Speculation on court reforms quashed
Amendments aimed at strengthening judicial independence appear in doubt
Beijing last night poured cold water on recent speculation about reforms of the mainland's court system amid ongoing revisions to the judicial organisation law.
A spokesman for the Supreme People's Court research office told Xinhua that the revisions would focus on 'impartiality and efficiency', adding that foreign models of judicial independence should not be followed.
The spokesman said that while opinions expressed by legal experts did not represent the court's position, their views would be taken into account when the proposals were formulated.
Recently, two professors - Peking University professor He Weifang and National Procurators Institute professor Zhang Zhiming - have proposed extensive amendments to legislation concerning the way mainland courts operate.
Mainland media have reported extensively on their proposals, which will become a key reference for the Supreme People's Court when it presents its own draft amendments to the National People's Congress for deliberation.
The court spokesman said, however, that any statements on the reforms that were not issued through the Supreme People's Court only represented the views of the speakers themselves.
Professor He said the amendments were aimed at strengthening judicial independence.
'We wanted to rewrite a pure organisation law to embody the principle of independence so that legal bodies will not be influenced by other forces,' he said.
Proposed reforms cover the role of adjudication committees, the appointment of court presidents and the relationship between different levels of courts. Moreover, the professors also suggested changing the title of 'people's court' to 'court' to highlight the judiciary's professional nature.
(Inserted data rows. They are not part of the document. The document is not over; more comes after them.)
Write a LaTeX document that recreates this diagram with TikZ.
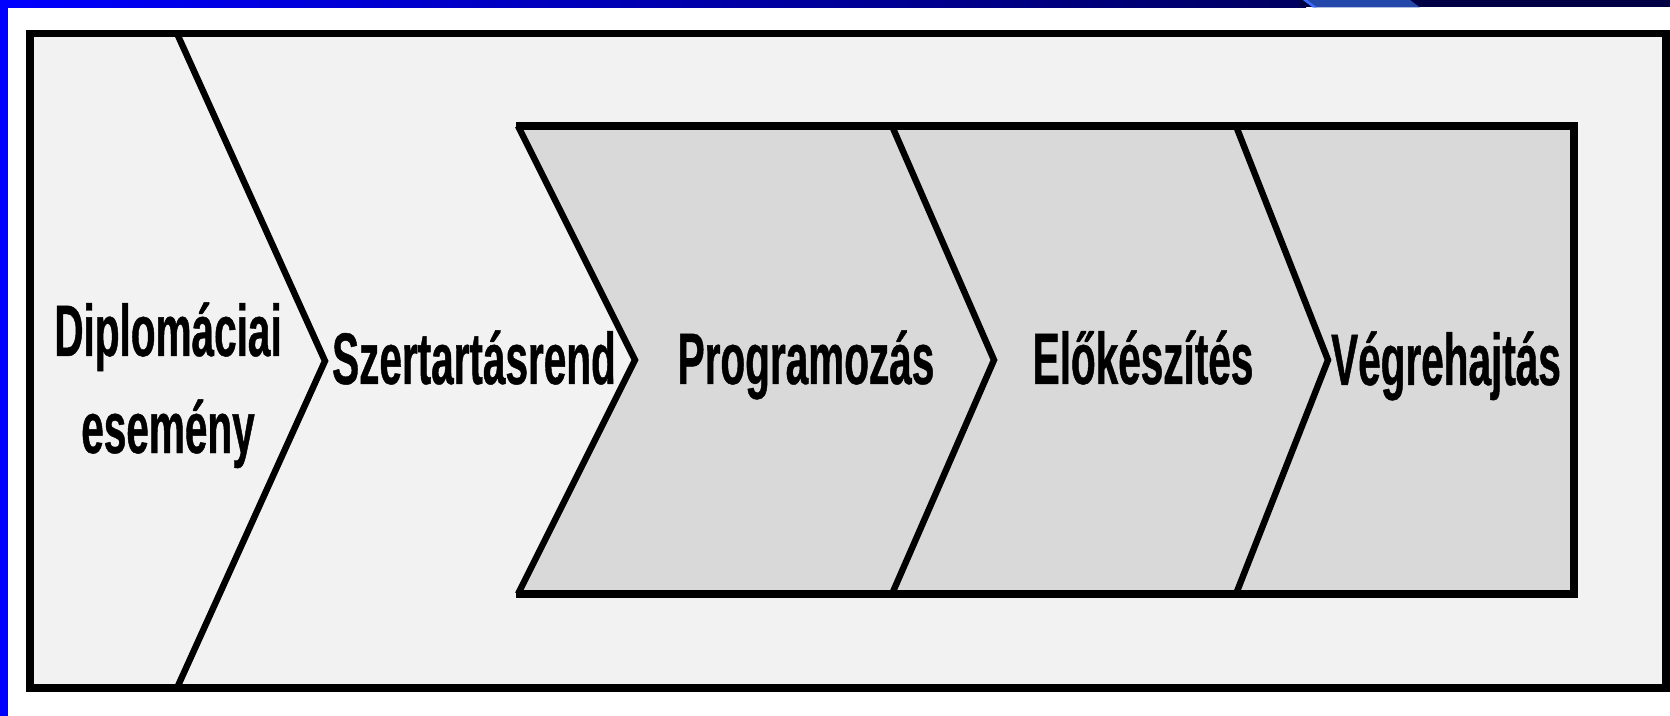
\documentclass[tikz,border=0pt]{standalone}
\usepackage{fontspec}
\newfontfamily\narrowfont[FakeStretch=0.555,FakeBold=0.6]{Liberation Sans}
\definecolor{outerfill}{HTML}{F2F2F2}
\definecolor{innerfill}{HTML}{D9D9D9}
\definecolor{bblue}{HTML}{0000FF}
\definecolor{navy}{HTML}{000060}
\definecolor{navyend}{HTML}{000045}
\definecolor{bandblue}{HTML}{2447AA}
\definecolor{bandedge}{HTML}{3A6CFF}
\begin{document}
\begin{tikzpicture}[x=0.5pt,y=-0.5pt,
  frameline/.style={line width=3.6pt,line join=miter},
  chevline/.style={line width=3.2pt,line join=miter},
  label/.style={font=\narrowfont\bfseries\fontsize{36.5pt}{40pt}\selectfont,anchor=base,inner sep=0pt,text=black}]
\useasboundingbox (0,0) rectangle (1670,716);
\fill[white] (0,0) rectangle (1670,716);
% blue frame strips
\shade[left color=bblue,right color=navy] (0,0) rectangle (1306,7.5);
\fill[navyend] (1300,0) rectangle (1670,7.5);
\fill[bandblue] (1303,0) -- (1410,0) -- (1420,7.5) -- (1313,7.5) -- cycle;
\fill[bandedge] (1303,0) -- (1307,0) -- (1317,7.5) -- (1313,7.5) -- cycle;
\fill[bblue] (0,0) rectangle (7.5,716);
% outer box
\draw[frameline,fill=outerfill] (30,33.5) rectangle (1666,688);
% inner shaded region
\fill[innerfill] (518,126) -- (1574,126) -- (1574,594) -- (518,594) -- (636,360) -- cycle;
\draw[frameline] (516,126) -- (1574,126) -- (1574,594) -- (516,594);
% chevron lines
\draw[chevline] (177,33.5) -- (325,361) -- (177,688);
\draw[chevline] (518,126) -- (635,360) -- (518,594);
\draw[chevline] (892,126) -- (994,360) -- (892,594);
\draw[chevline] (1236,126) -- (1328,360) -- (1236,594);
% labels
\node[label] (dipl) at (168,356) {Diplomáciai};
\node[label] (esem) at (168,453) {esemény};
\node[label] (szer) at (474,384) {Szertartásrend};
\node[label] (prog) at (806,384) {Programozás};
\node[label] (elok) at (1143,384) {Előkészítés};
\node[label] (vegr) at (1446,385) {Végrehajtás};
\end{tikzpicture}
\end{document}
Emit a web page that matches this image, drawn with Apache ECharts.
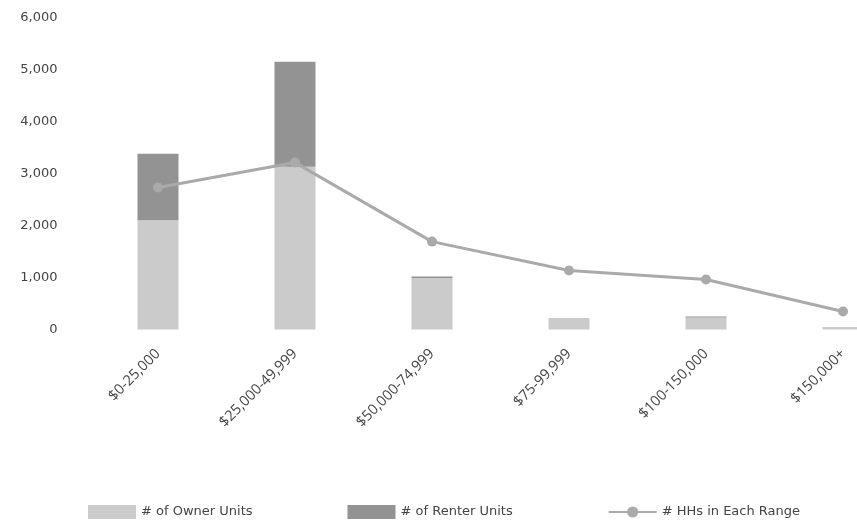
<!DOCTYPE html>
<html>
<head>
<meta charset="utf-8">
<script src="https://cdn.jsdelivr.net/npm/echarts@6/dist/echarts.min.js"></script>
<style>html,body{margin:0;padding:0;background:#fff;}#c{width:857px;height:524px;}</style>
</head>
<body>
<div id="c"></div>
<script>
const categories = ['$0-25,000', '$25,000-49,999', '$50,000-74,999', '$75-99,999', '$100-150,000', '$150,000+'];
const ownerUnits = [2100, 3130, 990, 220, 230, 50];
const renterUnits = [1280, 2020, 30, 0, 20, 0];
const hhsInRange = [2730, 3210, 1690, 1135, 960, 345];
const yTicks = [0, 1000, 2000, 3000, 4000, 5000, 6000];

const chart = echarts.init(document.getElementById('c'), null, {renderer: 'canvas'});
chart.setOption({
  animation: false,
  backgroundColor: '#ffffff',
  textStyle: {fontFamily: 'DejaVu Sans'},
  grid: {left: 89.5, width: 822, top: 17.5, bottom: 194.5, containLabel: false, outerBoundsMode: 'none'},
  legend: {
    top: 500, left: 83, itemWidth: 48, itemHeight: 14, itemGap: 95,
    textStyle: {fontFamily: 'DejaVu Sans', fontSize: 13, color: '#444'},
    data: [
      {name: '# of Owner Units', icon: 'rect'},
      {name: '# of Renter Units', icon: 'rect'},
      {name: '# HHs in Each Range'}
    ]
  },
  xAxis: {
    type: 'category', data: categories, boundaryGap: true,
    axisLine: {show: false}, axisTick: {show: false},
    axisLabel: {rotate: 45, margin: 22, fontSize: 14.5, color: '#444', fontFamily: 'Open Sans', interval: 0}
  },
  yAxis: {
    type: 'value', min: yTicks[0], max: yTicks[yTicks.length - 1], interval: 1000,
    splitLine: {show: false}, axisLine: {show: false}, axisTick: {show: false},
    axisLabel: {margin: 32, fontSize: 13, color: '#444', fontFamily: 'DejaVu Sans',
      formatter: v => v.toLocaleString('en-US')}
  },
  series: [
    {name: '# of Owner Units', type: 'bar', stack: 'u', data: ownerUnits, barWidth: 41,
     itemStyle: {color: '#cbcbcb'}},
    {name: '# of Renter Units', type: 'bar', stack: 'u', data: renterUnits, barWidth: 41,
     itemStyle: {color: '#939393'}},
    {name: '# HHs in Each Range', type: 'line', data: hhsInRange, symbol: 'circle', symbolSize: 10,
     lineStyle: {color: '#aaaaaa', width: 3}, itemStyle: {color: '#aaaaaa'}, z: 5}
  ]
});
</script>
</body>
</html>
Under existing laws, adjudication committees - usually made up of court presidents and other senior judicial officials - can 'review, adjudicate and rule on major and difficult cases'.
Professor He said such powers might not be appropriate and could constitute a breach of justice because they gave the committees the power to decide verdicts without a trial.
The professors suggested that for large and difficult cases, the adjudication committees should be required to hold open trials - conducted by a multi-judge bench - so both the plaintiff and defendant would know who was responsible for the verdict.
They also recommended that the practice of lower courts seeking 'advice' from upper courts before ruling should be stopped because it renders appeals meaningless.
Under the constitution, superior courts exercise 'supervision' over courts at a lower level. That often translates into lower-court judges seeking advice from their superiors instead of passing their verdicts independently.
'When lower courts feel undecided over some difficult cases, they then seek the opinions of courts at a higher level,' Professor He was quoted by the Beijing Times as saying. 'But such rulings mean that citizens cannot properly defend their rights through appeals. Therefore, we should make sure courts of different levels are independent of each other.'
Another recommendation concerned the appointment of court presidents and senior judicial officials. At present, local governments assign most senior positions in the judiciary, often to people who are not professionally trained judges.
'The proposal suggests that court presidents and senior court officials will not be allowed to influence cases in which they are not responsible,' Professor He was quoted as saying.